OSMANİYE (A.A) - Tuğba Temir - Osmaniyede 52 yaşındaki mimar
Haydar Aktürk, 32 yıldır biriktirdiği eski eşyalardan oluşan koleksiyonunu iş
yerinde sergiliyor.
Mimar Aktürk, AA muhabirine yaptığı açıklamada, çocukluk yıllarından bu yana
eski eşyalara ilgi duyduğunu ve 1980 yılında açtığı ilk bürosunda oluşturduğu bir
köşede eski eşyaları biriktirmeye başladığını söyledi. Geçmiş dönemlere ait
eşyalara olan merakının zamanla bir tutku haline geldiğini ifade eden Aktürk,
şunları söyledi:
Eski eşyaları kültürümüzün bir parçası olarak düşündüğünüz zaman, bu
kültürü yaşatmak amacındaysanız, bunu bir şekilde göstermek zorundasınız. Ben
kültürümüzün geleceğe taşınması gerektiğine inandığım için bunu kendi büromda
sergilemeyi düşündüm. İlk olarak bir şark köşesiyle başladım. Şimdi ise büromun
yarısını kapsayacak şekilde bir salonum var. Burası mini bir müze, ama otantik
bir müze, tarihi bir müze değil. Burada benim yaşadığım dönem, babamın ve onun
babasının yaşadığı döneme ait yani 200 yıllık bir kültürün eserlerini
görebilirsiniz.
-Her eşyanın bir hikayesi var-
İş yerinde radyodan gramofona, ütüden telefona, tüfekten kılıca, madeni
paradan fotoğraf makinesine, teraziden gaz lambasına, dikiş makinesinden kapı
kilidine kadar birçok eski eşyanın yer aldığını anlatan Aktürk, topladığı
eşyaların yanı sıra tanıdıklarının getirdiği bazı parçaları da sergilediğini
kaydetti.
Kişisel müzedeki hiçbir eşyanın değerinin parayla ölçülemeyeceğini, her bir
parçanın ayrı bir hikayesi olduğunu anlatan Aktürk, şöyle devam etti:
Buradaki gaz lambası, ortaokulda önünde ders çalıştığım bir lamba.

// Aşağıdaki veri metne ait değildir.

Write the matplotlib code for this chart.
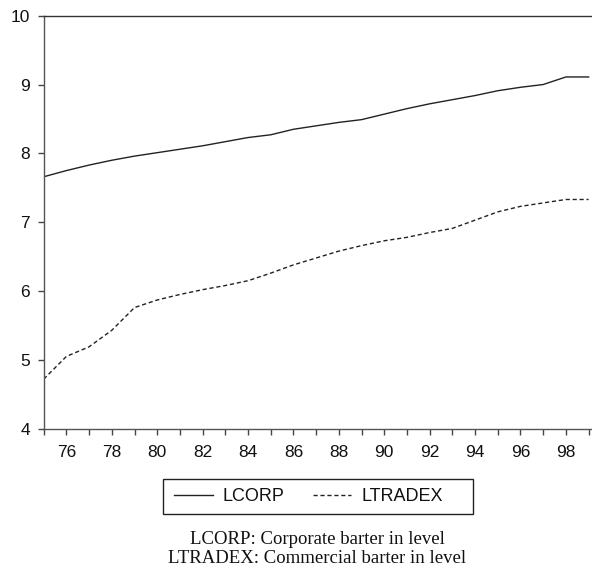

Kilimler, annemin yaptığı el işleri. Koleksiyonumun en önemli parçası olarak bir
teraziyi nitelendiriyorum. Rahmetli annemin yoğurt, süt ya da bahçedeki üzümü
satarken ölçü olarak kullandığı teraziydi. Ölçü olarak terazinin kefesine bir taş
koyardı ve (bir kilo) diye satardı. Annem öldükten sonra o taşı tarttım. Aslında
bir kilo diye sattığı şeyler bir kilo 400 grammış. Her parça çok anlamlı.
Hepsinin hikayesi olduğu için çok değerli.
Aktürkün eşi Zahide Aktürk ise eşinin eski eşyaları biriktirmesinden
memnuniyet duyduğunu belirterek Evde de bir odamız şark odası. Eşim eşyaları
getiriyor, temizliğini ben yapıyorum. Bu tür şeyleri farklı bir yerde de
gördüğümüzde hoşumuza gidiyor. Kullanma zamanlarında bulunmasak bile birçok
eşyayı biliyoruz. Bu bir kültür. Bunu yaşatmak da lazım diye konuştu.